Cut to later still, a couple of times. Callers Gladys (Rosemary Clooney), Barry (Ben Stiller), and Tom (Mel Brooks) all call with tragic and hopeless situations.

Roz cries; Frasier lets her go home.

Frasier asks for a happy Christmas call. Jeff (Dominick Dunne) calls; says he watches The Sound of Music to feel better. This is what depresses Frasier, since Frederick is in Austria, with Mary Poppins and stuff. Frasier signs off.

Scene 4: Miracle on Third or Fourth Street
(This would be a good Frasier scene title if it weren’t eponymous with the episode title. Remember, back in TV World (in this case, in the early ‘90s), we weren’t aware of the episode titles for most shows— well, those of us without TV Guide weren’t anyway— so upon originally airing, this was probably one of the spiffier scene titles of the season.)

Frasier enters a diner, exposits that everything else in town is closed or booked. He orders the “Christmas platter” and meets the man who got the sneakers. Another man enters; Frasier gives him his seat.
FDs1e12-3Frasier goes to the register to pay but realizes that he is missing his wallet. The sneaker man offers to pay for it; Frasier protests, but he is touched to find that everyone in the restaurant chips in to pay for his meal. Since Frasier happens to look homeless (and doesn’t have a wallet), the sneaker man tells him “Christmas belongs to guys like us.”

Frasier leaves, then gets into his car. The waitress finds some keys on the floor. Frasier enters the restaurant again; looks around the floor. He can’t bear to ask for his keys.

The sneaker man does the tender pause. He gives Frasier a quarter and tells him “go call your old man.”

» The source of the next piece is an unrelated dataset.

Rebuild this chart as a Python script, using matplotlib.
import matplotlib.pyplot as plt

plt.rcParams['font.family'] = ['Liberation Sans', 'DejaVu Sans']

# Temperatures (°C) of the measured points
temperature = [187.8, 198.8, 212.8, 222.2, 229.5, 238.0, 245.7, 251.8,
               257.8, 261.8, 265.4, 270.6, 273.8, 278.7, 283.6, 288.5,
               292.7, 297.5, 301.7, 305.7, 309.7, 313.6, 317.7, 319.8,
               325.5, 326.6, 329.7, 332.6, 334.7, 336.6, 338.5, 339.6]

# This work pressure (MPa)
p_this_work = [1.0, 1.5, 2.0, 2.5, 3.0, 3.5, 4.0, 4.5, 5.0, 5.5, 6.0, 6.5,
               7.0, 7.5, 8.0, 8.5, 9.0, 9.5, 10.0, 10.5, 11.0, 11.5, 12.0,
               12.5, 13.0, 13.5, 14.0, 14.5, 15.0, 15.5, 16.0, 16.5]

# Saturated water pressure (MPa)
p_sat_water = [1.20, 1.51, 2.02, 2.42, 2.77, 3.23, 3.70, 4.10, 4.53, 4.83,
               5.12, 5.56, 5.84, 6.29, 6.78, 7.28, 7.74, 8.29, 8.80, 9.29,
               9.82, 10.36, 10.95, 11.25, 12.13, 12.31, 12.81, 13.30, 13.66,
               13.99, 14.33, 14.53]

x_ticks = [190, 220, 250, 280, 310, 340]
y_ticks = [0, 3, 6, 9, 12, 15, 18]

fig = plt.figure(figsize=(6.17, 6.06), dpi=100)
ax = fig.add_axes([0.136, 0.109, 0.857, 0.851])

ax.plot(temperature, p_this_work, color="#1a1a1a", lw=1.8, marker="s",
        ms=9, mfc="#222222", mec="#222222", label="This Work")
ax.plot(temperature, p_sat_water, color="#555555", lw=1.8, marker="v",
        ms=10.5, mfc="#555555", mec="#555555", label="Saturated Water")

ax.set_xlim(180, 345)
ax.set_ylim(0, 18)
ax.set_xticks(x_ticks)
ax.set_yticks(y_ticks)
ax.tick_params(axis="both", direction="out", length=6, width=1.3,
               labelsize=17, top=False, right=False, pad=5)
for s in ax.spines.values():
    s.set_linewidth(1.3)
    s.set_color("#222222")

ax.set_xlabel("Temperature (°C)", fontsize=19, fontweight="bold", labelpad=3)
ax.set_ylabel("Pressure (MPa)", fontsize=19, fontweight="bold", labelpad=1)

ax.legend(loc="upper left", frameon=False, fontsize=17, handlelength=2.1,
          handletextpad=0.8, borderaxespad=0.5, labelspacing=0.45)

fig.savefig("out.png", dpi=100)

So that’s why they had the hate orgy earlier.

Credits vignette:
A slow pan across the tree and gifts culminates on Eddie opening a present.

End theme closing:
“Goodnight Seattle, we love you!”

Closing thoughts:
I hope that saying “Anywho” in an ostensibly semi-serious context like this doesn’t sound like when someone answers the phone “Yallo.”

Anywho, this episode includes one of the series’ more egregious eponymous scene titles. Since it’s both a good little gag and an apt enough carrier for the “tender pause” dramatic content, it has a lot of potential impact, and that impact is all but entirely spilled when it’s siphoned into the two separate roles of episode title and scene title. I say do one or the other, and in this case, my preference would happen to be the scene title. It is the first Frasier holiday episode, so its title is going to be plenty a robust placeholder for a more generic approach. Call it “First KACL Christmas”: we can handle it.

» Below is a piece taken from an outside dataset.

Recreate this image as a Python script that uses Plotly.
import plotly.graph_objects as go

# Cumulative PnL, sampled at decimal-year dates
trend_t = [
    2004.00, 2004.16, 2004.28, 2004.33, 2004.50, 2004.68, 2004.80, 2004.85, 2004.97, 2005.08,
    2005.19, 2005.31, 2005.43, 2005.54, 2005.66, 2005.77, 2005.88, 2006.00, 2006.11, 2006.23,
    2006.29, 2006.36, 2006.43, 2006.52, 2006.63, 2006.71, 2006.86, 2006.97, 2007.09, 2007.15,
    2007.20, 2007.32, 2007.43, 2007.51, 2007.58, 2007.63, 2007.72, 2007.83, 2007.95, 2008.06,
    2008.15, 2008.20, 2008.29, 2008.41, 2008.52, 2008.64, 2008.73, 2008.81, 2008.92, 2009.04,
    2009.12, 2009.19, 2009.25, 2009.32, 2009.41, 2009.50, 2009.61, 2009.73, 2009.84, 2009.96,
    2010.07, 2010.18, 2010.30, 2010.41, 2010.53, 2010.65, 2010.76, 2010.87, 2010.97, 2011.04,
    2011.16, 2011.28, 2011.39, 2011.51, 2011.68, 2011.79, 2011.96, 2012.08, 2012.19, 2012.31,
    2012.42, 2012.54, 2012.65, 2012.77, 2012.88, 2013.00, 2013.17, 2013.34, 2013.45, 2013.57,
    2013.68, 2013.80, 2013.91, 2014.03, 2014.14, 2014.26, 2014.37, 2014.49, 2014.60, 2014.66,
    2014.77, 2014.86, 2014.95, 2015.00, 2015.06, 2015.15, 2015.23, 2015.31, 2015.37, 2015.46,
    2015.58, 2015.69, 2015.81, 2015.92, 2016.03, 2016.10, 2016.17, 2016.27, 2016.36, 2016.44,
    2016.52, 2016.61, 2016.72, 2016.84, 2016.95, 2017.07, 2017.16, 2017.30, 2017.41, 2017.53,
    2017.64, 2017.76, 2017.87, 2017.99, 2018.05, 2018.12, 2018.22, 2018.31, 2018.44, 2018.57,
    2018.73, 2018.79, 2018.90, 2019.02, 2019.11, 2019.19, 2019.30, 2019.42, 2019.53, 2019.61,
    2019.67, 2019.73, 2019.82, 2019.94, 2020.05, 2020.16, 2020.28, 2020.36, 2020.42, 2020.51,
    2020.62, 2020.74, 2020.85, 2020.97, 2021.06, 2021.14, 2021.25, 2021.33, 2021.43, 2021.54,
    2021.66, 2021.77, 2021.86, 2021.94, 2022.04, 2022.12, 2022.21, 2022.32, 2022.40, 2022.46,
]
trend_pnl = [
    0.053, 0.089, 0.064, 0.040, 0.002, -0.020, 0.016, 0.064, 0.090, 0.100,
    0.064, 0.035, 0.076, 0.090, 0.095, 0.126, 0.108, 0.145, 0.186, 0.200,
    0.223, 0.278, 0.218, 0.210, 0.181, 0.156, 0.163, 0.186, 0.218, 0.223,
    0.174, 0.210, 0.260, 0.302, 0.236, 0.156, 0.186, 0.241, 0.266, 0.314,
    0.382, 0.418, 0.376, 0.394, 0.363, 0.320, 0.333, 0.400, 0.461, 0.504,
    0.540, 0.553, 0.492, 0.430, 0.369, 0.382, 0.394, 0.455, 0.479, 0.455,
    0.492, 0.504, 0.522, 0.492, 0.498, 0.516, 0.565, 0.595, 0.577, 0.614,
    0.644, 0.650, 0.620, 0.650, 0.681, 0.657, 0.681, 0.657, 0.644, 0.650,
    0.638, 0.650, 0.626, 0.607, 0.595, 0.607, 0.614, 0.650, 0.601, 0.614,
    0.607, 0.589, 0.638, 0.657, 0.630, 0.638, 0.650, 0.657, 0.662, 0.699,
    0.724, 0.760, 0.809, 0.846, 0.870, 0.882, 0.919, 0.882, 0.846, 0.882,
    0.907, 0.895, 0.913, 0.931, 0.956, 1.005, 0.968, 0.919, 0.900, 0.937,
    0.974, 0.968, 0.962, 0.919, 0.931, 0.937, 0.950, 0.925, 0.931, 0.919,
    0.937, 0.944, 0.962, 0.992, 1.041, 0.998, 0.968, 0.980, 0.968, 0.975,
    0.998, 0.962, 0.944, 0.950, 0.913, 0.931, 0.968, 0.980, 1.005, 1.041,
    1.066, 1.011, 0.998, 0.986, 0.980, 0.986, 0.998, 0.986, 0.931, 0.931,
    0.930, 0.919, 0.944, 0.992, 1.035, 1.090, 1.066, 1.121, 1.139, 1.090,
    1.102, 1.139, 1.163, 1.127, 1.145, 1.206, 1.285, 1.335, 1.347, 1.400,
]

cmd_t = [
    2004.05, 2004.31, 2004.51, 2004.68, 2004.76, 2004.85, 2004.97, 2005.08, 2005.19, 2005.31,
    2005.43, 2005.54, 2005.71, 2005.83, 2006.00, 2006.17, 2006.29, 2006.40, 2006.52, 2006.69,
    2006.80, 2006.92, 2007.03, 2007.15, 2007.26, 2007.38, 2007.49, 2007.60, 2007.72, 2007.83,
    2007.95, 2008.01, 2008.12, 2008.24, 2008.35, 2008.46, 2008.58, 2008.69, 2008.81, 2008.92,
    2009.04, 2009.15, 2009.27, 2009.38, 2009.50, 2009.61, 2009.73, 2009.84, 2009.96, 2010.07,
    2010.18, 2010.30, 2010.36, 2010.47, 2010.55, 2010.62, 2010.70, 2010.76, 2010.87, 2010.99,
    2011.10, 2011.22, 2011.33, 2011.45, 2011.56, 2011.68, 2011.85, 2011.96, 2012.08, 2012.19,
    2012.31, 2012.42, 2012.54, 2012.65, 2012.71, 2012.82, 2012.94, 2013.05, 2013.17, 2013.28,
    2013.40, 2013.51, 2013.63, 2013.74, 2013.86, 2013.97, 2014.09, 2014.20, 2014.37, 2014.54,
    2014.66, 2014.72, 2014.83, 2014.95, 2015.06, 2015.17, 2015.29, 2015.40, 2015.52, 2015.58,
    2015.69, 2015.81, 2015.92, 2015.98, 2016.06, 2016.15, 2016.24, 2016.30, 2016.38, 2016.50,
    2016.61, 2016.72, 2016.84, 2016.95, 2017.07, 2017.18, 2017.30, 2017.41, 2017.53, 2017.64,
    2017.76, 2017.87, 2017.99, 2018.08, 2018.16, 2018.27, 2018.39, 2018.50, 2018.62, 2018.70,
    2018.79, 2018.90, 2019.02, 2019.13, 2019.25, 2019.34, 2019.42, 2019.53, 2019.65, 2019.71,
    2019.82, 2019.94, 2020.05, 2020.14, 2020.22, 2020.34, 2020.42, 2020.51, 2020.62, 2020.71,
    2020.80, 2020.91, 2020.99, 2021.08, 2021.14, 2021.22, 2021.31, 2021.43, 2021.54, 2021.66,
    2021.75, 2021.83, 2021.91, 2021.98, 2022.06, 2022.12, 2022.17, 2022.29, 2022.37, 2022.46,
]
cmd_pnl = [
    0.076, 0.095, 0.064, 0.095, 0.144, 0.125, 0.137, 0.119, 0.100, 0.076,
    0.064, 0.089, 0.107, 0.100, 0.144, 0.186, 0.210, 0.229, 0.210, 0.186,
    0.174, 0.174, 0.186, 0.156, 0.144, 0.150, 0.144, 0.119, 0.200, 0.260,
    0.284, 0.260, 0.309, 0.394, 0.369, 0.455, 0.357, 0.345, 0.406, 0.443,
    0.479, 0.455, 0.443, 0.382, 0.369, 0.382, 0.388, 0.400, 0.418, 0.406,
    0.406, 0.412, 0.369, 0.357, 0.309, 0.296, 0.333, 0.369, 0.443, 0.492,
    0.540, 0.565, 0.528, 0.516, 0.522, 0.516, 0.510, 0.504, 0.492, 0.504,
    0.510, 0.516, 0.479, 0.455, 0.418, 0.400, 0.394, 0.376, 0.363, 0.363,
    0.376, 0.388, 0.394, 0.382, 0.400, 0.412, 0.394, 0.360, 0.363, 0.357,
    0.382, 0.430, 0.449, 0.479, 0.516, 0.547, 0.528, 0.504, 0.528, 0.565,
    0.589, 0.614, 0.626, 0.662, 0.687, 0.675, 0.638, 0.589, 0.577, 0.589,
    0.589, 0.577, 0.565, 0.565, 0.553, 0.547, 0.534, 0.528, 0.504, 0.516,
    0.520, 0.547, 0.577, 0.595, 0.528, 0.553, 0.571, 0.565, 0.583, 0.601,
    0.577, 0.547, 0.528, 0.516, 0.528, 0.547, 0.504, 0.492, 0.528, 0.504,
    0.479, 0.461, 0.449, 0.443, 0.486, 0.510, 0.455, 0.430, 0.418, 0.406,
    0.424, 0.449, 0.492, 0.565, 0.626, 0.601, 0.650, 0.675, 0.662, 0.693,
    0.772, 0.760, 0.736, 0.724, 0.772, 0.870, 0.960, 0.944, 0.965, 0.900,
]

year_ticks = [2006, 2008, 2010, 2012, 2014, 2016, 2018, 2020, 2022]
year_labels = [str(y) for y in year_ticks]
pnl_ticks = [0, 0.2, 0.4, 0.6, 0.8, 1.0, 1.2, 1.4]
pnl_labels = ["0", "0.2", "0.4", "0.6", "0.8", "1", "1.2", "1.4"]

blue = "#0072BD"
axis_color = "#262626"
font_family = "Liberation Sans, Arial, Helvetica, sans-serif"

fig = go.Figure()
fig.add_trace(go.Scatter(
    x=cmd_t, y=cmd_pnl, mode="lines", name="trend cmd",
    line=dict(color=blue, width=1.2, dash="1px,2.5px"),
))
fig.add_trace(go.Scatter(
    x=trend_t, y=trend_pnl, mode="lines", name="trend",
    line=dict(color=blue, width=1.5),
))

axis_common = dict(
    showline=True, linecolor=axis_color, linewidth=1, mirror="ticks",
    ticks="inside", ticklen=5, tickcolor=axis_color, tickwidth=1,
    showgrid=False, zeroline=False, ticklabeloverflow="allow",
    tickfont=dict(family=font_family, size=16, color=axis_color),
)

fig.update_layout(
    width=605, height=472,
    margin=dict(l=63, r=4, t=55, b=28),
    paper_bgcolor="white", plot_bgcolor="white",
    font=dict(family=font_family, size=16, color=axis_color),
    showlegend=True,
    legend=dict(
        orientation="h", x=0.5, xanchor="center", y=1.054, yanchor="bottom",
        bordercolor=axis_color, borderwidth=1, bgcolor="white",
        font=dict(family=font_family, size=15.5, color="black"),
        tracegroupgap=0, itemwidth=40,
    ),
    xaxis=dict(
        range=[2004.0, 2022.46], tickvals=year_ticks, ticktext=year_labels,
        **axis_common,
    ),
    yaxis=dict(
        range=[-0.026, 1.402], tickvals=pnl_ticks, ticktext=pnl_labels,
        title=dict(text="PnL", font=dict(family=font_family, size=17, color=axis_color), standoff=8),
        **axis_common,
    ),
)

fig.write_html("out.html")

One thing that is beginning to fascinate me about this series is, while most shows take unimportant, banal everyday things and pretend that they are an enormous deal, with uncharacteristically positive results, Frasier’s namesake in fact takes on very serious things and treats them with nowhere near the sort of respect and tact that they deserve, then suffers no sort of consequences other than his ego remaining just as bruised as it had been the day before because of the same kind of ridiculous decisions.

Billy Superstar pointed out that Full House tends to tell us “do whatever you want. In 20 minutes, endearing music will play and everything will be fine no matter what.” I’m finding that Frasier seems to convey that you have no moral obligation to do anything other than whatever you want, but there is no endearing music, and you in fact end up in the same position you were when you started.

This is the first time that I have felt endeared by the closing “Goodnight Seattle, we love you!” The hypnotic powers of soft jazz have finally broken me.

Conflicts that occur simply because someone behaves in a very unrealistic way—most often by not explaining something mundane:
The “unshaved because there’s no one at the station, therefore later get mistaken for a homeless man” thing is a little contrived, but come on, it’s Christmas.

Continuity errors or anachronism:
Seattle has numbered avenues, not streets. This flub in particular raises troubling questions about the producers’ knowledge of the setting.

There is an editing error when some red tissue paper appears under Frasier’s gift to Roz, then disappears in the next shot.

# of women Frasier has dated:
Episode:
[0]   previous cumulative: [1]   series cumulative: [1]

 # of jokes about how Roz sleeps with everyone:
Episode:
[0]   previous cumulative: [2]   series cumulative: [2]

# of actual references to Roz sleeping with someone:
Episode: [0]   previous cumulative: [2]   series cumulative: [2]

# of “Dad’s chair is awful” jokes:
Episode: [0]   previous cumulative: [5]   series cumulative: [5]

# of times Frasier shouts “NILES!”:
Episode: [0]   previous cumulative: [2]   series cumulative: [2]

Mentions of Maris:
Episode: [2]   previous cumulative: [23]   series cumulative: [25]

# of times Frasier or Niles (both psychiatrists) exhibit mentally ill tendencies:
Episode: [0]   previous cumulative: [9]   series cumulative: [9]

# of tender pauses:
[Episode: [1]   previous cumulative: [8]   series cumulative: [9]

“Kind of a great TV moment” moments:
When the homeless guy tells Frasier, “Give your old man a call.”

TV Guide version (© Netflix): “Frasier’s Christmas spirit is dampened when he learns that his longawaited son Frederick won’t be joining him for the holidays.”